Direction:
Present every line in which the string "with" appears.

Data section:
::::

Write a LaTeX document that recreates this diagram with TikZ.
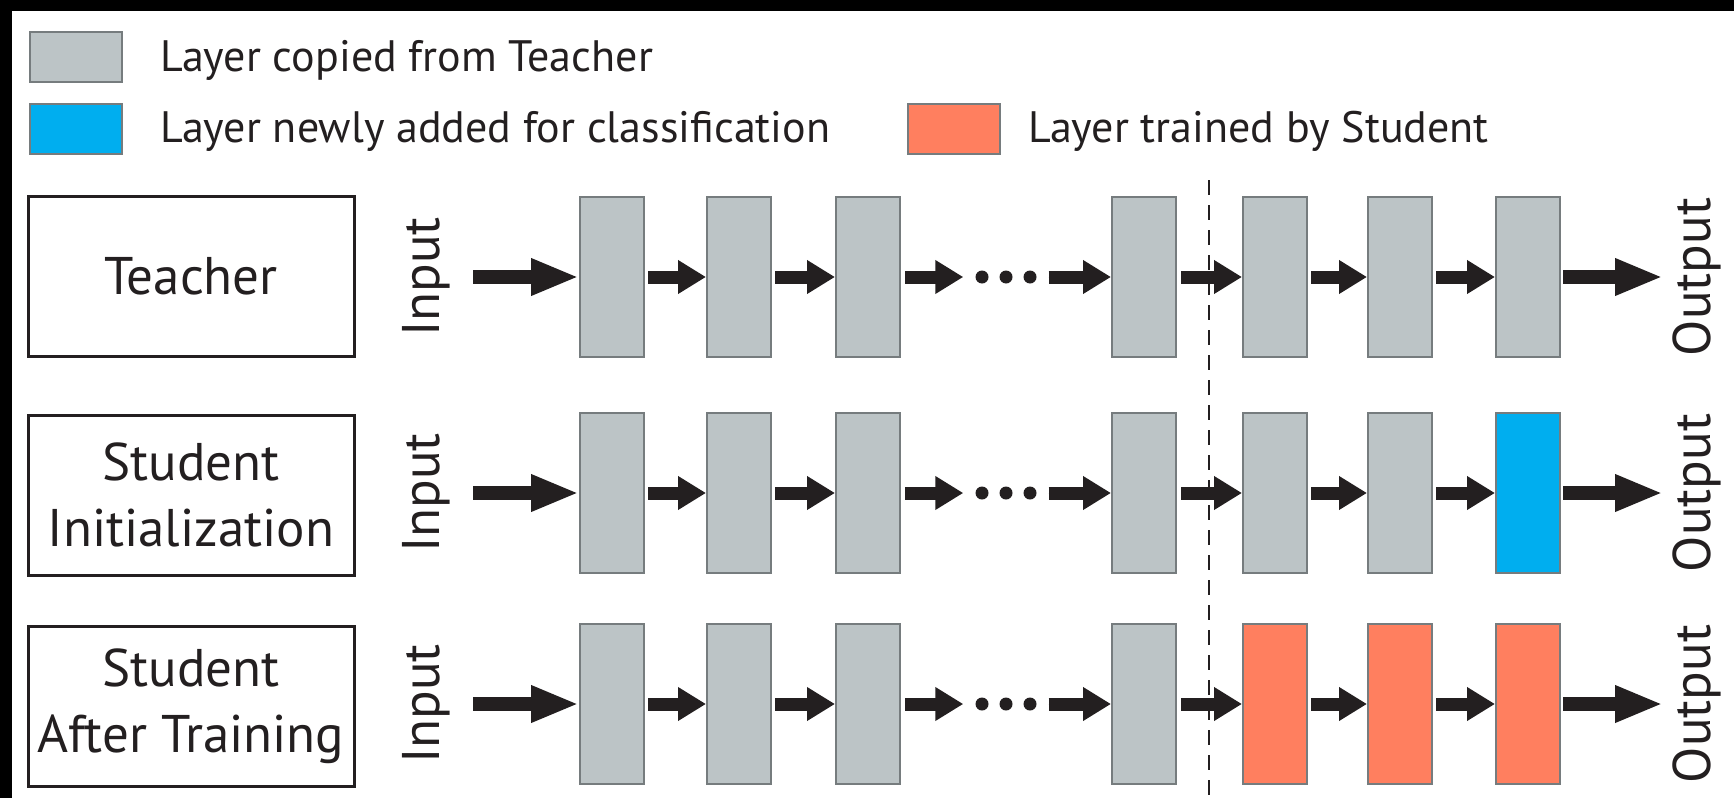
\documentclass[tikz,border=0pt]{standalone}
\usepackage{fontspec}
\setmainfont{PT Sans}
\usetikzlibrary{arrows.meta}

\definecolor{layergray}{RGB}{188,196,198}
\definecolor{layeredge}{RGB}{118,124,126}
\definecolor{newblue}{RGB}{0,174,239}
\definecolor{trainorange}{RGB}{255,127,95}
\definecolor{ink}{RGB}{35,31,32}

\newcommand{\legfont}{\fontsize{44}{50}\selectfont}
\newcommand{\labfont}{\fontsize{53}{66}\selectfont}

\begin{document}
\begin{tikzpicture}[x=1pt,y=-1pt,
  layer/.style={draw=layeredge, line width=2pt, minimum width=64pt,
    minimum height=160pt, inner sep=0pt},
  legbox/.style={draw=layeredge, line width=2.5pt, minimum width=92pt,
    minimum height=50pt, inner sep=0pt},
  labelbox/.style={draw=ink, line width=3pt, minimum width=326pt,
    minimum height=160pt, inner sep=0pt, align=center, font=\labfont, text=ink},
  legtext/.style={anchor=west, inner sep=0pt, font=\legfont, text=ink},
  iolabel/.style={rotate=90, inner sep=0pt, font=\labfont, text=ink},
  bigarrow/.style={draw=ink, fill=ink, line width=13.5pt,
    -{Triangle[length=48pt,width=34pt]}},
  smallarrow/.style={draw=ink, fill=ink, line width=13pt,
    -{Triangle[length=28pt,width=32pt]}},
  dot/.style={circle, fill=ink, minimum size=13pt, inner sep=0pt},
  cutline/.style={draw=ink, line width=2.5pt, dash pattern=on 15pt off 10pt}]

% canvas with dark frame on top and left
\useasboundingbox (0,0) rectangle (1734,798);
\fill[black] (0,0) rectangle (1734,798);
\fill[white] (12,11) rectangle (1734,798);

% legend
\node[legbox, fill=layergray] (lgray) at (76,57) {};
\node[legtext] (lgraytext) at (160,60) {Layer copied from Teacher};
\node[legbox, fill=newblue] (lblue) at (76,129) {};
\node[legtext] (lbluetext) at (160,131) {Layer newly added for classification};
\node[legbox, fill=trainorange] (lorange) at (954,129) {};
\node[legtext] (lorangetext) at (1028,131) {Layer trained by Student};

% boundary between copied layers and the upper layers
\coordinate (cuttop) at (1209,180);
\coordinate (cutbot) at (1209,798);

% three rows: name / vertical centre / fill of the last three layers
\foreach \r/\y/\fa/\fb/\fc in {t/277/layergray/layergray/layergray,
                               s/493/layergray/layergray/newblue,
                               a/704/trainorange/trainorange/trainorange}{
  \node[layer, fill=layergray] (\r1) at (612,\y) {};
  \node[layer, fill=layergray] (\r2) at (739,\y) {};
  \node[layer, fill=layergray] (\r3) at (868,\y) {};
  \node[layer, fill=layergray] (\r4) at (1144,\y) {};
  \node[layer, fill=\fa] (\r5) at (1275,\y) {};
  \node[layer, fill=\fb] (\r6) at (1400,\y) {};
  \node[layer, fill=\fc] (\r7) at (1528,\y) {};

  \node[dot] (\r d1) at (982,\y) {};
  \node[dot] (\r d2) at (1006,\y) {};
  \node[dot] (\r d3) at (1030,\y) {};

  \node[iolabel] (\r in) at (426,\y) {Input};
  \node[iolabel] (\r out) at (1697,\y) {Output};
  \coordinate (\r src) at (473,\y);
  \coordinate (\r dst) at (1663,\y);

  \draw[bigarrow] (\r src) -- (\r1.west);
  \draw[smallarrow] ([xshift=3pt]\r1.east) -- (\r2.west);
  \draw[smallarrow] ([xshift=3pt]\r2.east) -- (\r3.west);
  \draw[smallarrow] ([xshift=4pt]\r3.east) -- ([xshift=-12pt]\r d1.west);
  \draw[smallarrow] ([xshift=12pt]\r d3.east) -- (\r4.west);
  \draw[smallarrow] ([xshift=4pt]\r4.east) -- (\r5.west);
  \draw[smallarrow] ([xshift=3pt]\r5.east) -- (\r6.west);
  \draw[smallarrow] ([xshift=3pt]\r6.east) -- (\r7.west);
  \draw[bigarrow] ([xshift=2pt]\r7.east) -- (\r dst);
}

% row titles
\node[labelbox] (tlab) at (191,276) {Teacher};
\node[labelbox] (slab) at (191,495) {Student\\Initialization};
\node[labelbox] (alab) at (191,706) {Student\\After Training};

\draw[cutline] (cuttop) -- (cutbot);
\end{tikzpicture}
\end{document}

::::

Complete answer:
Write a LaTeX document that recreates this diagram with TikZ.
% canvas with dark frame on top and left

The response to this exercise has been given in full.